Instructions to follow | Transcribe every line exactly. Leave the pictures behind.

Recorded information |
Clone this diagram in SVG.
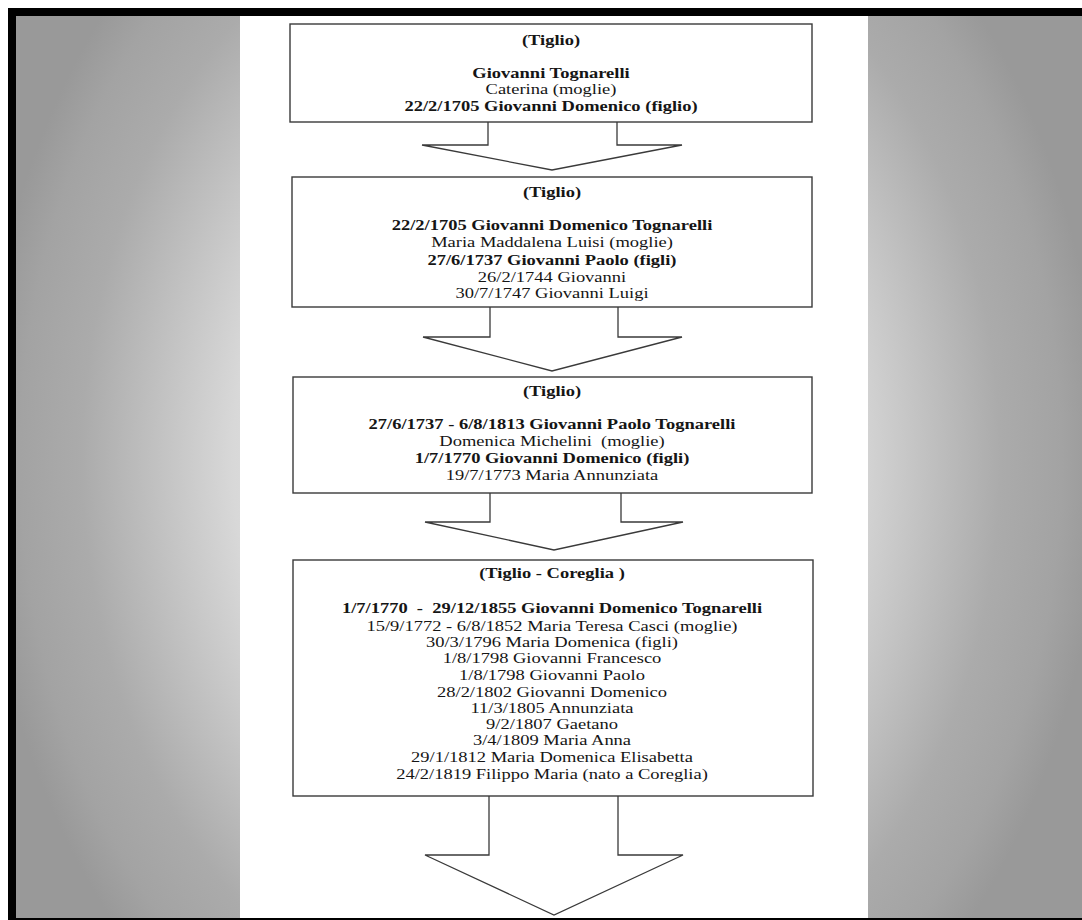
<svg xmlns="http://www.w3.org/2000/svg" width="1082" height="920" viewBox="0 0 1082 920">
<defs>
<radialGradient id="bg" gradientUnits="userSpaceOnUse" cx="541" cy="460" r="560" gradientTransform="translate(541 460) scale(1 1.28) translate(-541 -460)">
<stop offset="0" stop-color="#ffffff"/>
<stop offset="0.55" stop-color="#d8d8d8"/>
<stop offset="0.82" stop-color="#ababab"/>
<stop offset="0.93" stop-color="#a3a3a3"/>
<stop offset="1" stop-color="#999999"/>
</radialGradient>
<style>
.box{fill:#ffffff;stroke:#3a3a3a;stroke-width:1.4}
.arr{fill:#ffffff;stroke:#3a3a3a;stroke-width:1.3;stroke-linejoin:miter}
text{font-family:"Liberation Serif","Times New Roman",serif;font-size:15px;fill:#151515;text-anchor:middle}
.b{font-weight:bold}
</style>
</defs>
<rect x="0" y="0" width="1082" height="920" fill="#ffffff"/>
<rect x="8" y="8" width="1074" height="912" fill="#000000"/>
<rect x="16" y="16" width="1066" height="902" fill="url(#bg)"/>
<rect x="240" y="16" width="628" height="902" fill="#ffffff"/>

<g id="connectors">
<path class="arr" d="M488,122 V145 H422 L552,170 L682,145 H617 V122"/>
<path class="arr" d="M490,307 V337 H423 L552,371 L682,337 H618 V307"/>
<path class="arr" d="M490,493 V522 H425 L554,550 L683,522 H621 V493"/>
<path class="arr" d="M489,796 V855 H425 L554,915 L683,855 H618 V796"/>
</g>

<g id="node1">
<rect class="box" x="290" y="24" width="522" height="98"/>
<g transform="translate(551 0) scale(1.233 1)">
<text class="b" x="0" y="45">(Tiglio)</text>
<text class="b" x="0" y="78">Giovanni Tognarelli</text>
<text x="0" y="94">Caterina (moglie)</text>
<text class="b" x="0" y="111">22/2/1705 Giovanni Domenico (figlio)</text>
</g>
</g>

<g id="node2">
<rect class="box" x="292" y="177" width="520" height="130"/>
<g transform="translate(552 0) scale(1.233 1)">
<text class="b" x="0" y="197">(Tiglio)</text>
<text class="b" x="0" y="230">22/2/1705 Giovanni Domenico Tognarelli</text>
<text x="0" y="247">Maria Maddalena Luisi (moglie)</text>
<text class="b" x="0" y="265">27/6/1737 Giovanni Paolo (figli)</text>
<text x="0" y="282">26/2/1744 Giovanni</text>
<text x="0" y="298">30/7/1747 Giovanni Luigi</text>
</g>
</g>

<g id="node3">
<rect class="box" x="293" y="377" width="519" height="116"/>
<g transform="translate(552 0) scale(1.233 1)">
<text class="b" x="0" y="396">(Tiglio)</text>
<text class="b" x="0" y="429">27/6/1737 - 6/8/1813 Giovanni Paolo Tognarelli</text>
<text x="0" y="446" xml:space="preserve">Domenica Michelini  (moglie)</text>
<text class="b" x="0" y="463">1/7/1770 Giovanni Domenico (figli)</text>
<text x="0" y="480">19/7/1773 Maria Annunziata</text>
</g>
</g>

<g id="node4">
<rect class="box" x="293" y="560" width="520" height="236"/>
<g transform="translate(552 0) scale(1.233 1)">
<text class="b" x="0" y="578">(Tiglio - Coreglia )</text>
<text class="b" x="0" y="613" xml:space="preserve">1/7/1770  -  29/12/1855 Giovanni Domenico Tognarelli</text>
<text x="0" y="631">15/9/1772 - 6/8/1852 Maria Teresa Casci (moglie)</text>
<text x="0" y="647">30/3/1796 Maria Domenica (figli)</text>
<text x="0" y="663">1/8/1798 Giovanni Francesco</text>
<text x="0" y="680">1/8/1798 Giovanni Paolo</text>
<text x="0" y="697">28/2/1802 Giovanni Domenico</text>
<text x="0" y="713">11/3/1805 Annunziata</text>
<text x="0" y="729">9/2/1807 Gaetano</text>
<text x="0" y="745">3/4/1809 Maria Anna</text>
<text x="0" y="762">29/1/1812 Maria Domenica Elisabetta</text>
<text x="0" y="779">24/2/1819 Filippo Maria (nato a Coreglia)</text>
</g>
</g>
</svg>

Reply to the exercise |
Clone this diagram in SVG.
<svg xmlns="http://www.w3.org/2000/svg" width="1082" height="920" viewBox="0 0 1082 920">
<defs>
<radialGradient id="bg" gradientUnits="userSpaceOnUse" cx="541" cy="460" r="560" gradientTransform="translate(541 460) scale(1 1.28) translate(-541 -460)">
<stop offset="0" stop-color="#ffffff"/>
<stop offset="0.55" stop-color="#d8d8d8"/>
<stop offset="0.82" stop-color="#ababab"/>
<stop offset="0.93" stop-color="#a3a3a3"/>
<stop offset="1" stop-color="#999999"/>
</radialGradient>
<style>
.box{fill:#ffffff;stroke:#3a3a3a;stroke-width:1.4}
.arr{fill:#ffffff;stroke:#3a3a3a;stroke-width:1.3;stroke-linejoin:miter}
text{font-family:"Liberation Serif","Times New Roman",serif;font-size:15px;fill:#151515;text-anchor:middle}
.b{font-weight:bold}
</style>
</defs>
<rect x="0" y="0" width="1082" height="920" fill="#ffffff"/>
<rect x="8" y="8" width="1074" height="912" fill="#000000"/>
<rect x="16" y="16" width="1066" height="902" fill="url(#bg)"/>
<rect x="240" y="16" width="628" height="902" fill="#ffffff"/>

<g id="connectors">
<path class="arr" d="M488,122 V145 H422 L552,170 L682,145 H617 V122"/>
<path class="arr" d="M490,307 V337 H423 L552,371 L682,337 H618 V307"/>
<path class="arr" d="M490,493 V522 H425 L554,550 L683,522 H621 V493"/>
<path class="arr" d="M489,796 V855 H425 L554,915 L683,855 H618 V796"/>
</g>

<g id="node1">
<rect class="box" x="290" y="24" width="522" height="98"/>
<g transform="translate(551 0) scale(1.233 1)">
<text class="b" x="0" y="45">(Tiglio)</text>
<text class="b" x="0" y="78">Giovanni Tognarelli</text>
<text x="0" y="94">Caterina (moglie)</text>
<text class="b" x="0" y="111">22/2/1705 Giovanni Domenico (figlio)</text>
</g>
</g>

<g id="node2">
<rect class="box" x="292" y="177" width="520" height="130"/>
<g transform="translate(552 0) scale(1.233 1)">
<text class="b" x="0" y="197">(Tiglio)</text>
<text class="b" x="0" y="230">22/2/1705 Giovanni Domenico Tognarelli</text>
<text x="0" y="247">Maria Maddalena Luisi (moglie)</text>
<text class="b" x="0" y="265">27/6/1737 Giovanni Paolo (figli)</text>
<text x="0" y="282">26/2/1744 Giovanni</text>
<text x="0" y="298">30/7/1747 Giovanni Luigi</text>
</g>
</g>

<g id="node3">
<rect class="box" x="293" y="377" width="519" height="116"/>
<g transform="translate(552 0) scale(1.233 1)">
<text class="b" x="0" y="396">(Tiglio)</text>
<text class="b" x="0" y="429">27/6/1737 - 6/8/1813 Giovanni Paolo Tognarelli</text>
<text x="0" y="446" xml:space="preserve">Domenica Michelini  (moglie)</text>
<text class="b" x="0" y="463">1/7/1770 Giovanni Domenico (figli)</text>
<text x="0" y="480">19/7/1773 Maria Annunziata</text>
</g>
</g>

<g id="node4">
<rect class="box" x="293" y="560" width="520" height="236"/>
<g transform="translate(552 0) scale(1.233 1)">
<text class="b" x="0" y="578">(Tiglio - Coreglia )</text>
<text class="b" x="0" y="613" xml:space="preserve">1/7/1770  -  29/12/1855 Giovanni Domenico Tognarelli</text>
<text x="0" y="631">15/9/1772 - 6/8/1852 Maria Teresa Casci (moglie)</text>
<text x="0" y="647">30/3/1796 Maria Domenica (figli)</text>
<text x="0" y="663">1/8/1798 Giovanni Francesco</text>
<text x="0" y="680">1/8/1798 Giovanni Paolo</text>
<text x="0" y="697">28/2/1802 Giovanni Domenico</text>
<text x="0" y="713">11/3/1805 Annunziata</text>
<text x="0" y="729">9/2/1807 Gaetano</text>
<text x="0" y="745">3/4/1809 Maria Anna</text>
<text x="0" y="762">29/1/1812 Maria Domenica Elisabetta</text>
<text x="0" y="779">24/2/1819 Filippo Maria (nato a Coreglia)</text>
</g>
</g>
</svg>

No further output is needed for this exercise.